Design a stack that supports push, pop, top, and retrieving the minimum element in constant time.

• push(x) -- Push element x onto stack.

• pop() -- Removes the element on top of the stack.

• top() -- Get the top element.

• getMin() -- Retrieve the minimum element in the stack.

例子

Input ["MinStack","push","push","push","getMin","pop","top","getMin"]

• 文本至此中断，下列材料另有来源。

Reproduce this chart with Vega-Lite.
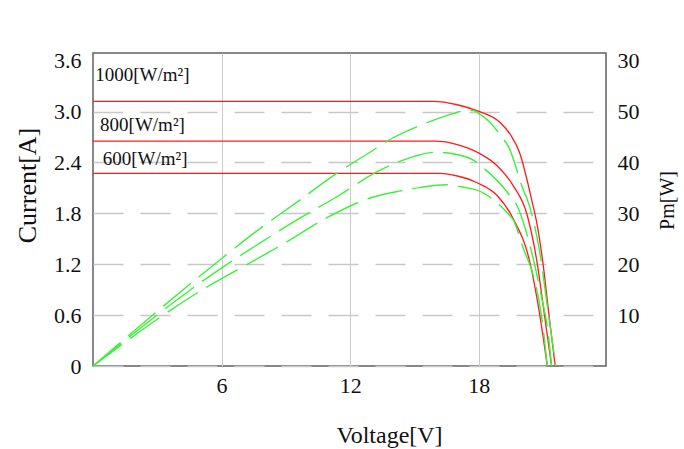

[[],[-2],[0],[-3],[],[],[],[]]

Output [null,null,null,null,-3,null,0,-2]

Explanation MinStack

minStack = new MinStack();

minStack.push(-2);

minStack.push(0);

minStack.push(-3);

minStack.getMin(); // return -3

minStack.pop();

minStack.top(); // return 0

minStack.getMin(); // return -2

解法一

class MinStack {
private:
    vector<int> stack;
public:
    /** initialize your data structure here. */
    void push(int x) {
        stack.push_back(x);
    }
    
    void pop() {
        stack.pop_back();
    }
    
    int top() {
        return stack[stack.size()-1];
    }
    
    int getMin() {
        int minV=INT_MAX;
        for(int i: stack){
            minV=min(minV,i);
        }
        return minV;
    }
};

/**
 * Your MinStack object will be instantiated and called as such:
 * MinStack* obj = new MinStack();
 * obj->push(x);
 * obj->pop();
 * int param_3 = obj->top();
 * int param_4 = obj->getMin();
 */

解法二

stack

class MinStack {
private:
    stack<int> s1;    
    stack<int> s2;   //for containing min value at top 
public:
    void push(int x) {
	    s1.push(x);
	    if(s2.empty() || x<=s2.top()) s2.push(x);	    
    }
    void pop() {
	    if(s1.top()==s2.top()) s2.pop();
	    s1.pop();
    }
    int top() {
	    return s1.top();
    }
    int getMin() {
	    return s2.top();
    }
};